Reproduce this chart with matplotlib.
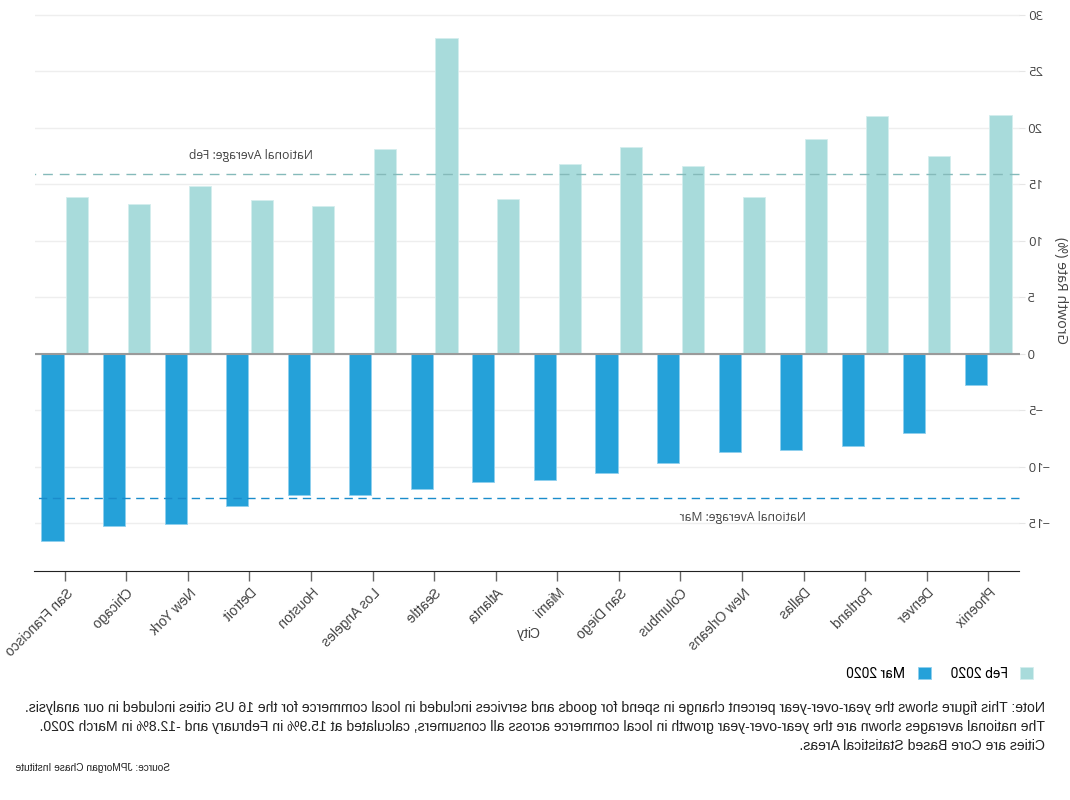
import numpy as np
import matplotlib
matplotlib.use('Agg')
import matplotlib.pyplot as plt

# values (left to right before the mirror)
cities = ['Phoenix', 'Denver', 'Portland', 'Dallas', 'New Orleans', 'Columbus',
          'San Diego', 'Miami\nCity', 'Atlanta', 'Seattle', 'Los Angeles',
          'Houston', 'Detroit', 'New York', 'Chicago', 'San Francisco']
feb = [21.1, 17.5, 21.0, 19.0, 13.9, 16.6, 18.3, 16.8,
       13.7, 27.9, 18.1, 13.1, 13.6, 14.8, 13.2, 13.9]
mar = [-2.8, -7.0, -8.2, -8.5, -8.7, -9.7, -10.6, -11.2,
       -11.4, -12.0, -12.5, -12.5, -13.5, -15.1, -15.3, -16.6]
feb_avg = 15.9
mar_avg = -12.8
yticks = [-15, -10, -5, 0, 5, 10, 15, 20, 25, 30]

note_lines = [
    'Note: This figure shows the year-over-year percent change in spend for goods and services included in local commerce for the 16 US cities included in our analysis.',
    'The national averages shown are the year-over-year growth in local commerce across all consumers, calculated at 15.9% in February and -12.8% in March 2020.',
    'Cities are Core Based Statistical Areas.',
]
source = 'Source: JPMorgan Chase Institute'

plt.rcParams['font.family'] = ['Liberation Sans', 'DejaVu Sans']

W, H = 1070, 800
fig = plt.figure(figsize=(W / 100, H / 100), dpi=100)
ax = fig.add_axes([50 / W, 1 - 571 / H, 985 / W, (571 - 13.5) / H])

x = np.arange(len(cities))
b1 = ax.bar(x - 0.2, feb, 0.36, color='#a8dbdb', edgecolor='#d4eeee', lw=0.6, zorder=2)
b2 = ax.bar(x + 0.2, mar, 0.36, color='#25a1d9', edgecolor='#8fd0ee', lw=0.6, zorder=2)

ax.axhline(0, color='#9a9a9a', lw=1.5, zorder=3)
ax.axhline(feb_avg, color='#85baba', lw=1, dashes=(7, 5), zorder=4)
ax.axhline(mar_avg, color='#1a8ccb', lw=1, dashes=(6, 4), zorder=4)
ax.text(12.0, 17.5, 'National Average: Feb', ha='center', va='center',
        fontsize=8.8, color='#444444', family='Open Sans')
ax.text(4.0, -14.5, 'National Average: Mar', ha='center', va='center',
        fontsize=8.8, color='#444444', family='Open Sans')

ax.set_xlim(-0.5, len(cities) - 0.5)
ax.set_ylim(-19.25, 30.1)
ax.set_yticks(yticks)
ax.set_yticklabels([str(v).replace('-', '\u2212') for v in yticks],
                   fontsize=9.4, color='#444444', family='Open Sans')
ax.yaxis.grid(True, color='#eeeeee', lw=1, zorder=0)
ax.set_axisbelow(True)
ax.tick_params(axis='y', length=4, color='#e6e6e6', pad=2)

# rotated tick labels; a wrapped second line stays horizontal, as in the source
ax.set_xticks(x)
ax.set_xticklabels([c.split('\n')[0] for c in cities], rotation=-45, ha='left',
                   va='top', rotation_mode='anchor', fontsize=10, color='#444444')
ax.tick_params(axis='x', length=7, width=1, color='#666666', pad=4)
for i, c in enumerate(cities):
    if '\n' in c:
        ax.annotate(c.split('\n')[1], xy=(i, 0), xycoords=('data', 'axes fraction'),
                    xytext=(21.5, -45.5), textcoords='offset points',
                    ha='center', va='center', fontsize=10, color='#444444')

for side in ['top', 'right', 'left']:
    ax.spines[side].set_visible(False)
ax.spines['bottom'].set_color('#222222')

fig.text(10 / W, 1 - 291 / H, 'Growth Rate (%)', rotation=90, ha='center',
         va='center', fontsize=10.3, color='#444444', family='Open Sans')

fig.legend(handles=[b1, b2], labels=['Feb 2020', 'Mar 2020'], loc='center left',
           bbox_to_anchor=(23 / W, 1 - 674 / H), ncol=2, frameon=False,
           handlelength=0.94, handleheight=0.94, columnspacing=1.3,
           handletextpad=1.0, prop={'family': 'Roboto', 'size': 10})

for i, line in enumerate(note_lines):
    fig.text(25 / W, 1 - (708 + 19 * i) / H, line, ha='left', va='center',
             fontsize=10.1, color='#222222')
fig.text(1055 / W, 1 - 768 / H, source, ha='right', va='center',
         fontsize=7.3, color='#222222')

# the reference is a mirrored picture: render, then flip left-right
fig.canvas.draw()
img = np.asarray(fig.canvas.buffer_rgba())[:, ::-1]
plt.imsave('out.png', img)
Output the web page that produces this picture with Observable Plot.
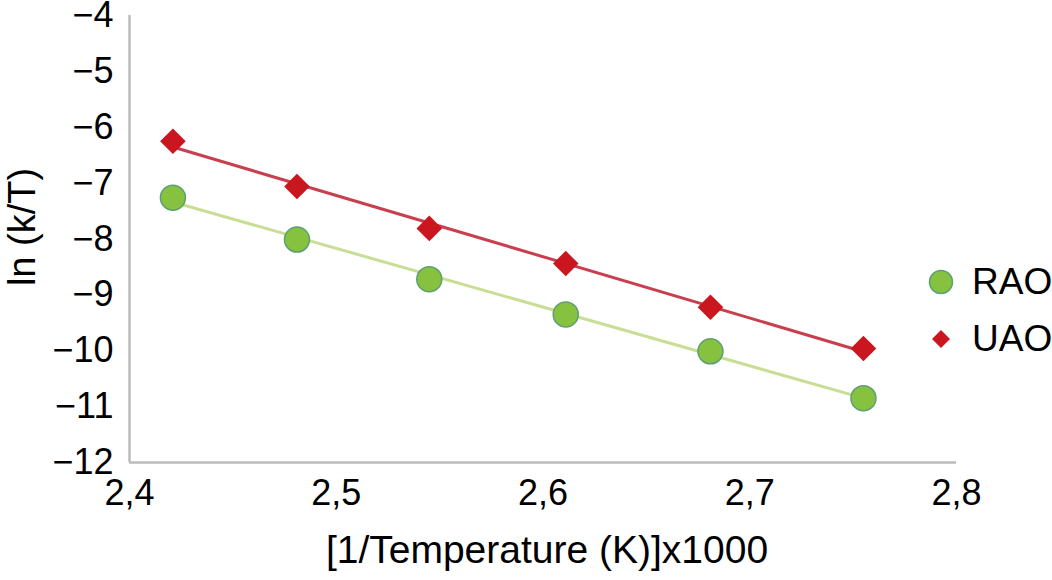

☆ ☆ ☆ ☆ ☆ ☆ ☆

Would you reproduce the lines above, from the very first through the line containing "20, 25, 30]", exactly and without the pictures?

Reproduce this chart with matplotlib.
import numpy as np
import matplotlib
matplotlib.use('Agg')
import matplotlib.pyplot as plt

# values (left to right before the mirror)
cities = ['Phoenix', 'Denver', 'Portland', 'Dallas', 'New Orleans', 'Columbus',
          'San Diego', 'Miami\nCity', 'Atlanta', 'Seattle', 'Los Angeles',
          'Houston', 'Detroit', 'New York', 'Chicago', 'San Francisco']
feb = [21.1, 17.5, 21.0, 19.0, 13.9, 16.6, 18.3, 16.8,
       13.7, 27.9, 18.1, 13.1, 13.6, 14.8, 13.2, 13.9]
mar = [-2.8, -7.0, -8.2, -8.5, -8.7, -9.7, -10.6, -11.2,
       -11.4, -12.0, -12.5, -12.5, -13.5, -15.1, -15.3, -16.6]
feb_avg = 15.9
mar_avg = -12.8
yticks = [-15, -10, -5, 0, 5, 10, 15, 20, 25, 30]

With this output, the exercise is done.